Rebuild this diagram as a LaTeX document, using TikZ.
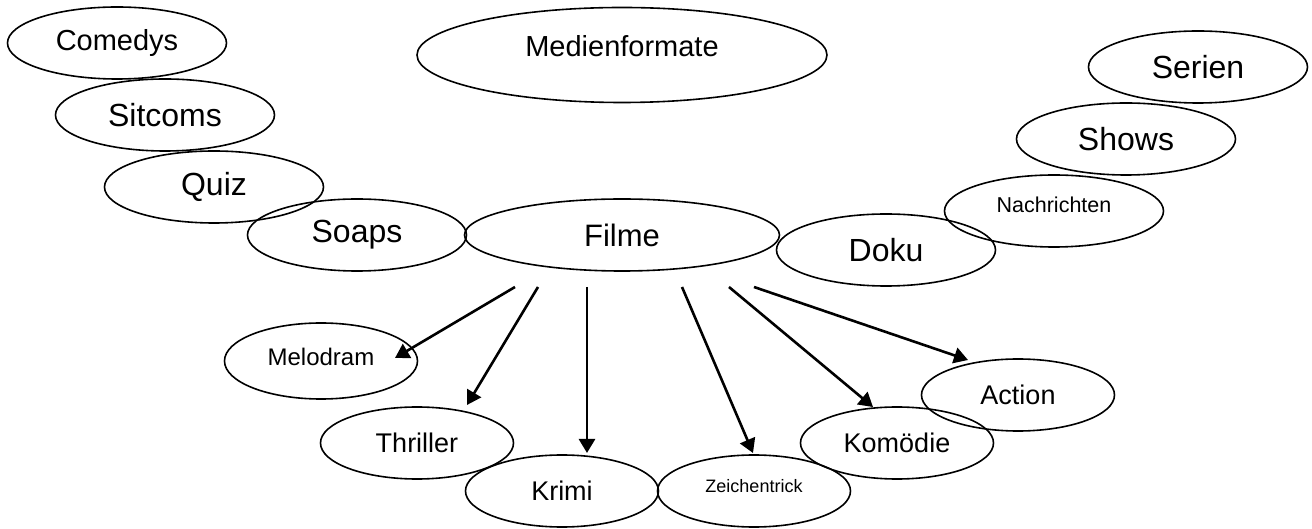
\documentclass[tikz,border=0pt]{standalone}
\usepackage{fontspec}
\setmainfont{Liberation Sans}
\usepackage{tikz}
\usetikzlibrary{arrows.meta, positioning, shapes.geometric}

\begin{document}
\begin{tikzpicture}[on grid,auto]
    \tikzstyle{oval}=[shape=ellipse,draw,line width=0.8pt,inner sep=2pt]
    \tikzstyle{ovalwide}=[oval,minimum width=109.5pt,minimum height=36pt]
    \tikzstyle{ovalgenre}=[oval,minimum width=96.5pt,minimum height=36pt]
    \tikzstyle{fontL}=[font=\fontsize{16pt}{19pt}\selectfont]
    \tikzstyle{fontM}=[font=\fontsize{13.5pt}{16pt}\selectfont]
    \tikzstyle{fontXS}=[font=\fontsize{9pt}{11pt}\selectfont]

    \useasboundingbox (-311pt,-147pt) rectangle (345pt,117.5pt);

    \node[oval,minimum width=157.5pt,minimum height=36pt,font=\fontsize{15.5pt}{18pt}\selectfont] (filme) {Filme};
    \node[oval,minimum width=205pt,minimum height=47.5pt,font=\fontsize{14.5pt}{17pt}\selectfont,text depth=9pt,above=90pt of filme] (medien) {Medienformate};

    \node[ovalwide,fontL,left=132.5pt of filme] (soaps) {Soaps};
    \node[ovalwide,fontL,above left=24pt and 71.5pt of soaps] (quiz) {Quiz};
    \node[ovalwide,fontL,above left=36pt and 24.5pt of quiz] (sitcoms) {Sitcoms};
    \node[ovalwide,font=\fontsize{14.5pt}{17pt}\selectfont,above left=36pt and 24pt of sitcoms] (comedys) {Comedys};

    \node[ovalwide,fontL,below right=7.5pt and 132pt of filme] (doku) {Doku};
    \node[ovalwide,font=\fontsize{10.75pt}{13pt}\selectfont,text depth=6pt,above right=19.5pt and 84pt of doku] (nachr) {Nachrichten};
    \node[ovalwide,fontL,above right=36pt and 36pt of nachr] (shows) {Shows};
    \node[ovalwide,fontL,above right=36pt and 36pt of shows] (serien) {Serien};

    \node[ovalgenre,font=\fontsize{12pt}{14pt}\selectfont,minimum height=38pt,text depth=4pt,below left=63pt and 150.5pt of filme] (melodram) {Melodram};
    \node[ovalgenre,fontM,below right=41pt and 48pt of melodram] (thriller) {Thriller};
    \node[ovalgenre,fontM,below right=24pt and 72.5pt of thriller] (krimi) {Krimi};
    \node[ovalgenre,fontXS,text depth=5pt,right=96pt of krimi] (zeichen) {Zeichentrick};
    \node[ovalgenre,fontM,above right=24pt and 71.5pt of zeichen] (komoedie) {Komödie};
    \node[ovalgenre,fontM,above right=24pt and 60.5pt of komoedie] (action) {Action};

    \coordinate[below left=26pt and 53.5pt of filme] (f1);
    \coordinate[below left=26pt and 42pt of filme] (f2);
    \coordinate[below left=26pt and 17.5pt of filme] (f3);
    \coordinate[below right=26pt and 30pt of filme] (f4);
    \coordinate[below right=26pt and 53.5pt of filme] (f5);
    \coordinate[below right=26pt and 66pt of filme] (f6);

    \path[-{Triangle[length=7pt,width=8pt]},line width=1.3pt]
    (f1) edge ([xshift=37pt,yshift=1.5pt]melodram.center)
    (f2) edge ([xshift=25pt,yshift=19pt]thriller.center)
    (f3) edge ([xshift=12.5pt,yshift=19pt]krimi.center)
    (f4) edge ([xshift=-0.5pt,yshift=19pt]zeichen.center)
    (f5) edge ([xshift=-12pt,yshift=18pt]komoedie.center)
    (f6) edge ([xshift=-25pt,yshift=17.5pt]action.center)
   ;

\end{tikzpicture}
\end{document}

▶ _WHAT IS BEING ASKED_:
Repeat the material verbatim. Do not carry over any picture.

▶ _WRITTEN SOLUTION_:
Rebuild this diagram as a LaTeX document, using TikZ.
\documentclass[tikz,border=0pt]{standalone}
\usepackage{fontspec}
\setmainfont{Liberation Sans}
\usepackage{tikz}
\usetikzlibrary{arrows.meta, positioning, shapes.geometric}

\begin{document}
\begin{tikzpicture}[on grid,auto]
    \tikzstyle{oval}=[shape=ellipse,draw,line width=0.8pt,inner sep=2pt]
    \tikzstyle{ovalwide}=[oval,minimum width=109.5pt,minimum height=36pt]
    \tikzstyle{ovalgenre}=[oval,minimum width=96.5pt,minimum height=36pt]
    \tikzstyle{fontL}=[font=\fontsize{16pt}{19pt}\selectfont]
    \tikzstyle{fontM}=[font=\fontsize{13.5pt}{16pt}\selectfont]
    \tikzstyle{fontXS}=[font=\fontsize{9pt}{11pt}\selectfont]

    \useasboundingbox (-311pt,-147pt) rectangle (345pt,117.5pt);

    \node[oval,minimum width=157.5pt,minimum height=36pt,font=\fontsize{15.5pt}{18pt}\selectfont] (filme) {Filme};
    \node[oval,minimum width=205pt,minimum height=47.5pt,font=\fontsize{14.5pt}{17pt}\selectfont,text depth=9pt,above=90pt of filme] (medien) {Medienformate};

    \node[ovalwide,fontL,left=132.5pt of filme] (soaps) {Soaps};
    \node[ovalwide,fontL,above left=24pt and 71.5pt of soaps] (quiz) {Quiz};
    \node[ovalwide,fontL,above left=36pt and 24.5pt of quiz] (sitcoms) {Sitcoms};
    \node[ovalwide,font=\fontsize{14.5pt}{17pt}\selectfont,above left=36pt and 24pt of sitcoms] (comedys) {Comedys};

    \node[ovalwide,fontL,below right=7.5pt and 132pt of filme] (doku) {Doku};
    \node[ovalwide,font=\fontsize{10.75pt}{13pt}\selectfont,text depth=6pt,above right=19.5pt and 84pt of doku] (nachr) {Nachrichten};
    \node[ovalwide,fontL,above right=36pt and 36pt of nachr] (shows) {Shows};
    \node[ovalwide,fontL,above right=36pt and 36pt of shows] (serien) {Serien};

    \node[ovalgenre,font=\fontsize{12pt}{14pt}\selectfont,minimum height=38pt,text depth=4pt,below left=63pt and 150.5pt of filme] (melodram) {Melodram};
    \node[ovalgenre,fontM,below right=41pt and 48pt of melodram] (thriller) {Thriller};
    \node[ovalgenre,fontM,below right=24pt and 72.5pt of thriller] (krimi) {Krimi};
    \node[ovalgenre,fontXS,text depth=5pt,right=96pt of krimi] (zeichen) {Zeichentrick};
    \node[ovalgenre,fontM,above right=24pt and 71.5pt of zeichen] (komoedie) {Komödie};
    \node[ovalgenre,fontM,above right=24pt and 60.5pt of komoedie] (action) {Action};

    \coordinate[below left=26pt and 53.5pt of filme] (f1);
    \coordinate[below left=26pt and 42pt of filme] (f2);
    \coordinate[below left=26pt and 17.5pt of filme] (f3);
    \coordinate[below right=26pt and 30pt of filme] (f4);
    \coordinate[below right=26pt and 53.5pt of filme] (f5);
    \coordinate[below right=26pt and 66pt of filme] (f6);

    \path[-{Triangle[length=7pt,width=8pt]},line width=1.3pt]
    (f1) edge ([xshift=37pt,yshift=1.5pt]melodram.center)
    (f2) edge ([xshift=25pt,yshift=19pt]thriller.center)
    (f3) edge ([xshift=12.5pt,yshift=19pt]krimi.center)
    (f4) edge ([xshift=-0.5pt,yshift=19pt]zeichen.center)
    (f5) edge ([xshift=-12pt,yshift=18pt]komoedie.center)
    (f6) edge ([xshift=-25pt,yshift=17.5pt]action.center)
   ;

\end{tikzpicture}
\end{document}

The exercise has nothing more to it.